Friday, 25 March 2011

Good idea/rubbish idea

Many years ago when I was on the late Today newspaper there was a brilliant IT guy who knew nothing about politics, economics or finance. But, boy, could he write a computer programme.
In the run-up to Budget Day, I would sit down with him and explain the intricacies of taxation. He would look bemused, ask a few questions, then go off and produce the most incredible tables that allowed any movement in tax announced by the Chancellor to be fed in and - hey presto! - seconds later these wonderfully detailed tables were produced and fed straight into the paper.
Today was years ahead of the rest of Fleet Street (in fact, no one has ever really caught up - they don't bother nowadays).

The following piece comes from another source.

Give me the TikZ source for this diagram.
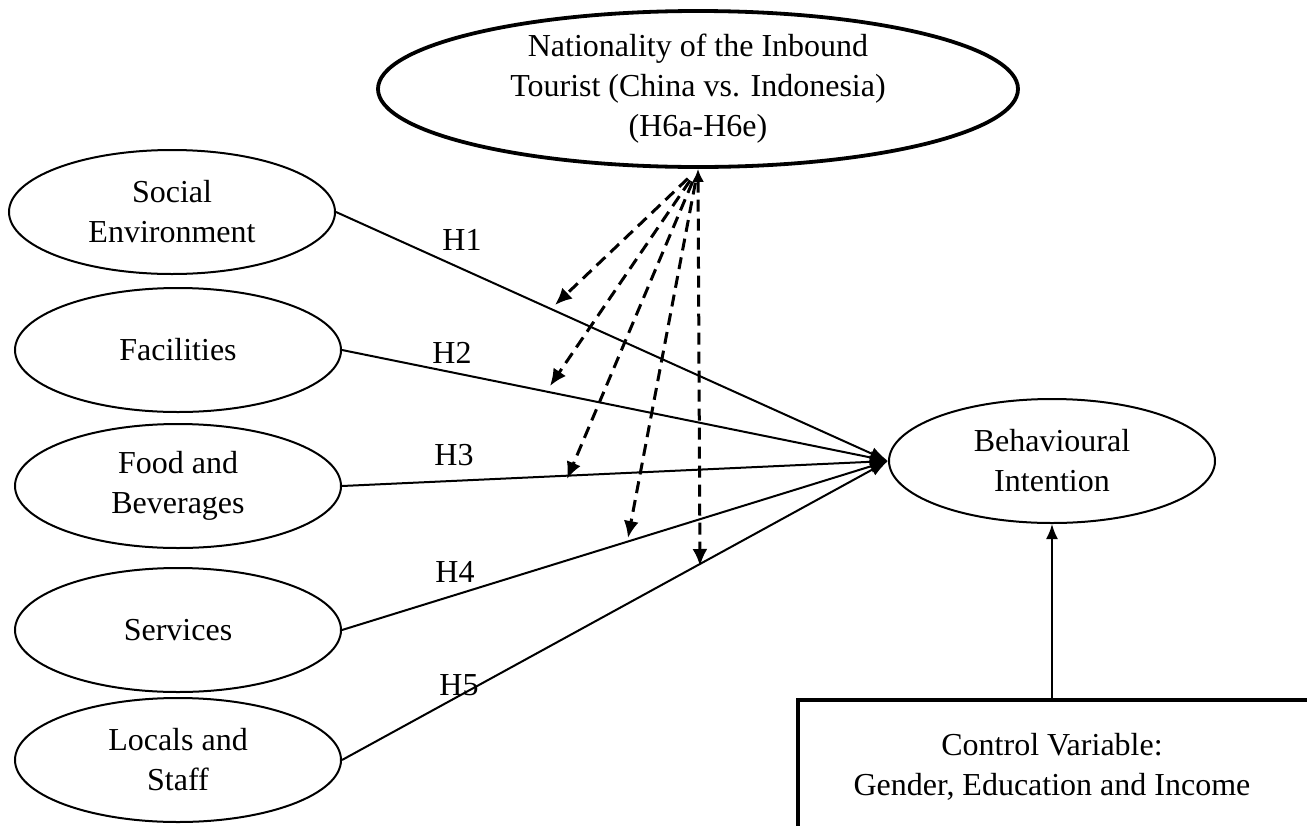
\documentclass[tikz,border=0pt]{standalone}
\usepackage{fontspec}
\setmainfont{Liberation Serif}
\usetikzlibrary{shapes.geometric,arrows.meta}
\begin{document}
\begin{tikzpicture}[x=1pt,y=-1pt,
  every node/.style={font=\fontsize{32}{40}\selectfont},
  construct/.style={ellipse,draw,line width=2pt,inner sep=0pt,align=center,
    minimum width=326pt,minimum height=124pt},
  mainarr/.style={line width=2pt,-{Latex[length=18pt,width=13pt]}},
  dasharr/.style={line width=3pt,dash pattern=on 12pt off 7pt,
    -{Latex[length=17pt,width=15pt]}},
  hlabel/.style={inner sep=0pt}]
\useasboundingbox (0,0) rectangle (1307,825);
% top moderator
\node[construct,line width=3.8pt,minimum width=640pt,minimum height=156pt] (nat) at (698,89)
  {Nationality of the Inbound\\Tourist (China vs. Indonesia)\\(H6a-H6e)};
% left constructs
\node[construct] (soc) at (172,212) {Social\\Environment};
\node[construct] (fac) at (178,350) {Facilities};
\node[construct] (food) at (178,486) {Food and\\Beverages};
\node[construct] (serv) at (178,630) {Services};
\node[construct] (loc) at (178,760) {Locals and\\Staff};
% outcome
\node[construct] (bi) at (1052,461) {Behavioural\\Intention};
% control
\node[inner sep=0pt,align=center,minimum height=134pt] (ctrl) at (1052,767)
  {Control Variable:\\Gender, Education and Income};
\draw[line width=4.6pt] (1340,700) -- (798,700) -- (798,860);
% main paths
\draw[mainarr] (soc.east) -- (bi.west);
\draw[mainarr] (fac.east) -- (bi.west);
\draw[mainarr] (food.east) -- (bi.west);
\draw[mainarr] (serv.east) -- (bi.west);
\draw[mainarr] (loc.east) -- (bi.west);
\draw[line width=2pt,-{Latex[length=15pt,width=12pt]}] (ctrl.north) -- (bi.south);
% hypothesis labels
\node[hlabel] (h1) at (462,240) {H1};
\node[hlabel] (h2) at (452,353) {H2};
\node[hlabel] (h3) at (454,455) {H3};
\node[hlabel] (h4) at (455,572) {H4};
\node[hlabel] (h5) at (459,685) {H5};
% moderating dashed arrows
\coordinate (e1) at (555,305);
\coordinate (e2) at (550,386);
\coordinate (e3) at (567,479);
\coordinate (e4) at (628,538);
\coordinate (e5) at (700,566);
\draw[dasharr,shorten <=14pt] (nat.south) -- (e1);
\draw[dasharr,shorten <=14pt] (nat.south) -- (e2);
\draw[dasharr,shorten <=14pt] (nat.south) -- (e3);
\draw[dasharr,shorten <=14pt] (nat.south) -- (e4);
\draw[dasharr,{Latex[length=13pt,width=12pt]}-{Latex[length=17pt,width=15pt]}] (nat.south) -- (e5);
\end{tikzpicture}
\end{document}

One year I asked him to do something a bit different. I wanted to work out what the effect would be of merging income tax and National Insurance so I could write a feature in advance of Budgtet Day proposing that revolutionary move. He did.
The result was so startling I never wrote the feature. It was just impossible that any Chancellor could ever be so crazy that he would introduce such a merger.
Yet in this week's Budget, George Osbornbe announced that was what he was planning to do, though not quite yet.
Haven't the Treasury got a computer expert like my former colleague on Today? Of course they have. So doesn't Osborne realise what merging tax and NI does?
Put very simply, the merger doesn't make much difference to anyone earning under the cut-off point for National Insurance contributions (about £44,000 I make it) but as soon as you go above that, you are paying an extra 10 per cent tax - except anyone earning in excess of £150,000 a year, who is already paying that amount more, until Osborne abandons the 50p rate.
So the Middle England Tory voters who aren't in the super-rich class would be seriously hit. At £50,000 a year, an extra £600, at £60,000, another £1,600, at £80,000, you will pay an additional £3,600. These are the backbone of Tory voters. Why would even this insane anti-middle class government do that?
It might make sense to merge income tax and NI, as I worked out 25 years ago, but it just is too politically difficult.